A: We looked at data from the US Census and the California Health Interview Survey (CHIS) to find the most common languages used by people who do not speak primarily English in southern California. Although many people who speak Spanish, Chinese, Korean, Vietnamese and Armenian also speak English well, it’s not true for everyone.

Q: What is the most challenging part of this Multilingual Project?

A: Keeping up with quickly changing information about the coronavirus and COVID-19 and providing often complex, nuanced evidence-based information in easy to read language. Also, the issues created by the pandemic are not just health issues, but also economic, financial, housing, employment, and food needs. We want to try to provide the information people need in the most reliable form possible.

Q: What’s next?

A: We have just launched our social media effort and have much more work to do there. Given the speed with which the pandemic started and how quickly it spread, up until now we’ve concentrated on getting reliable information out. We’ve had a limited amount of interaction with community-based organizations, but we now want to talk more with them to find out about their information needs and the needs of the groups they serve. We also want to see what we are doing well and doing poorly. Finally, we’d like to interact more with non-English media groups to understand what they are hearing from their readers and viewers and to see what we can help with.

Q: What’s been the most fun part of the project so far?

A: I’d say three things. First, I get to work with a terrifically talented group of faculty and students from a broad range of backgrounds and perspectives. That’s been a lot of fun. Second, I have had to get up to speed quickly on a lot of new software for production and management of social media content and posts — so I figure I am building a lot of neurons in my brain while doing this! Third, I speak some Spanish and was a Chinese language student in college. I’ve never had the chance to use the two languages together and it’s fun.
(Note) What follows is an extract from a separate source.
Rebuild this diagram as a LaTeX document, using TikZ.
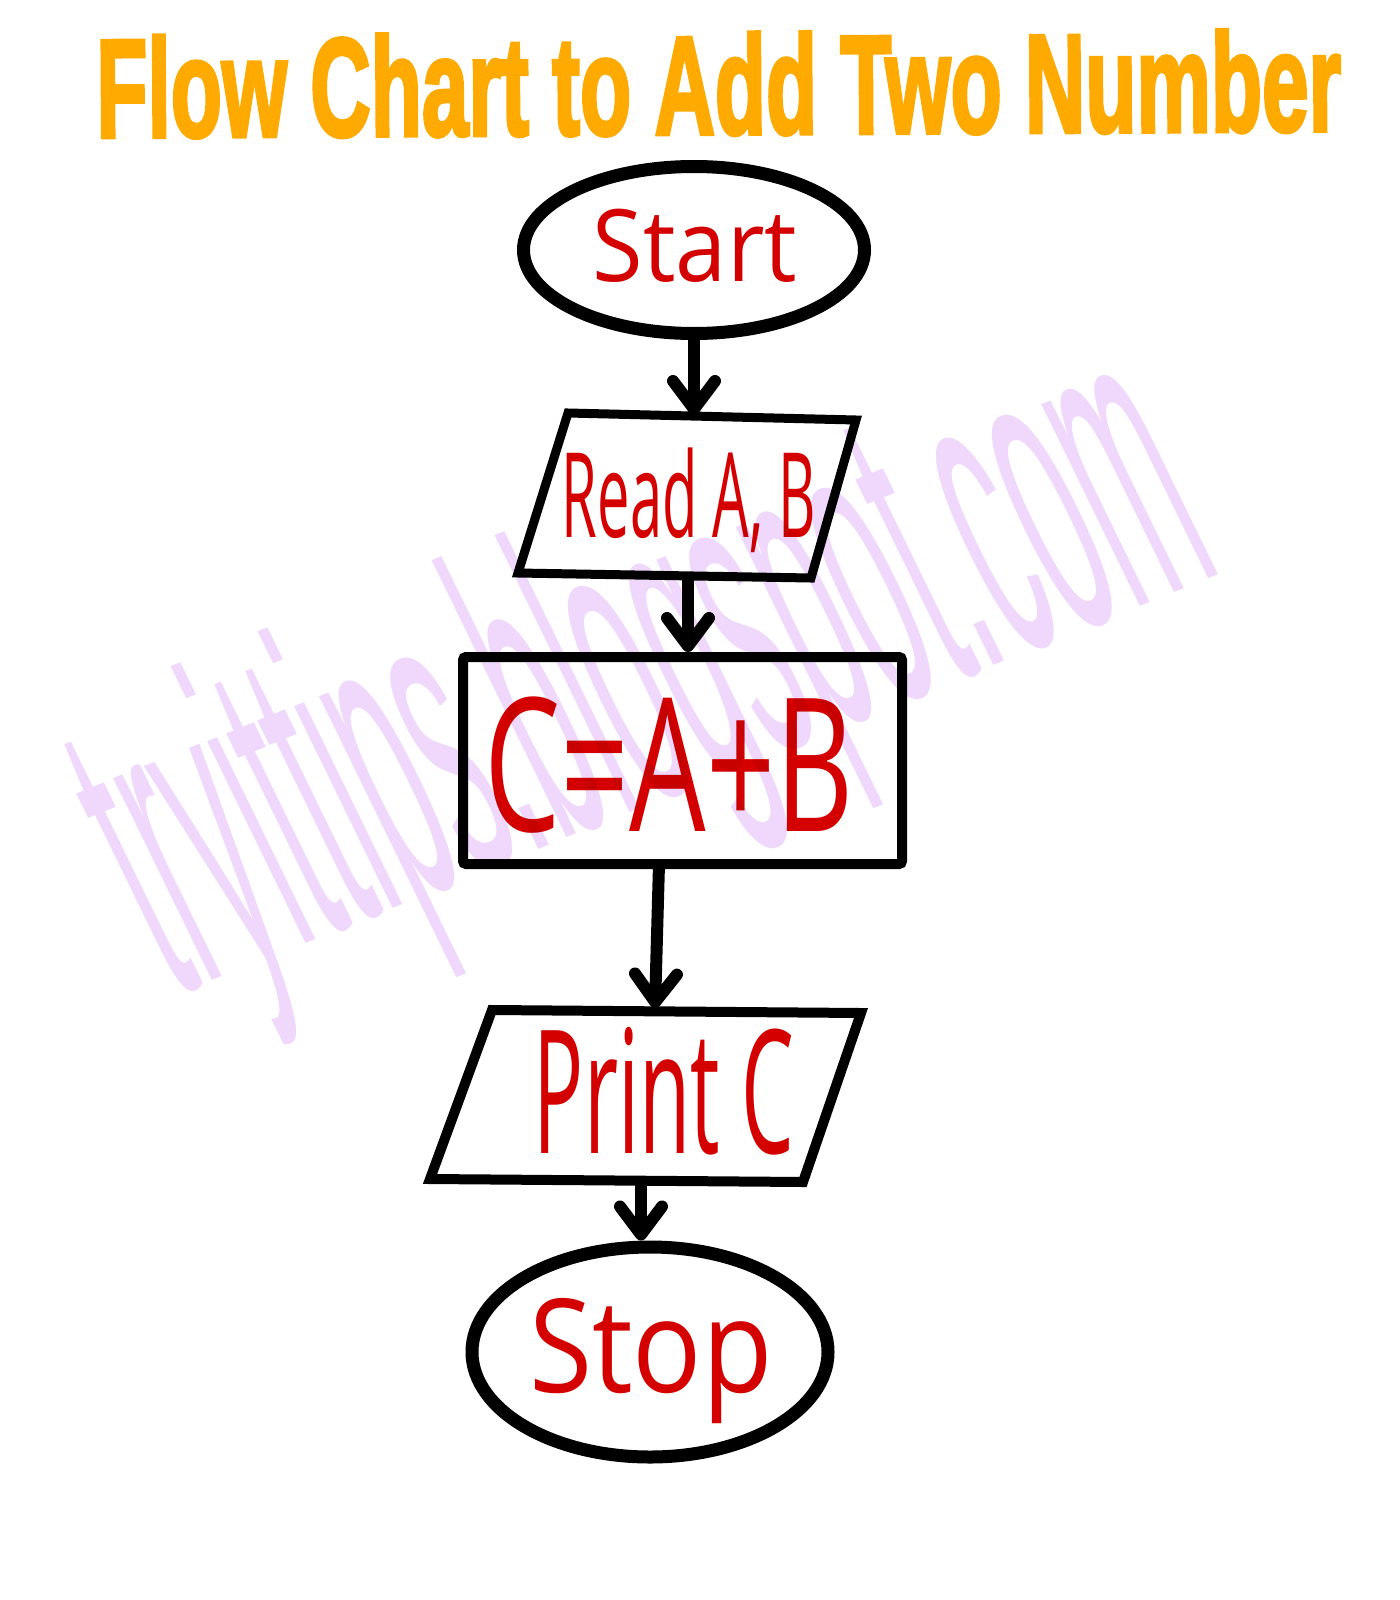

Q: How is this project funded?

A: All of the faculty and staff work on this project is done on a volunteer basis. We received funding from Fielding School of Public Health to provide a limited amount of support to students working on this project. We are trying to raise some additional funding to make it possible to expand the type and breadth of content we produce. For example, videos can be really useful in helping people understand complex issues but coronavirus videos are rarely available in all the languages we work in so we would like to start making a limited number of videos ourselves, but this takes a modest amount of money to do.

Q: What kind of feedback have you gotten?

A: My favorite comment came from an older woman I know who speaks primarily Spanish. With a smile on her face, she said “This is really useful, but you’re making it difficult for me. I can’t say anymore that I just don’t understand all these things!”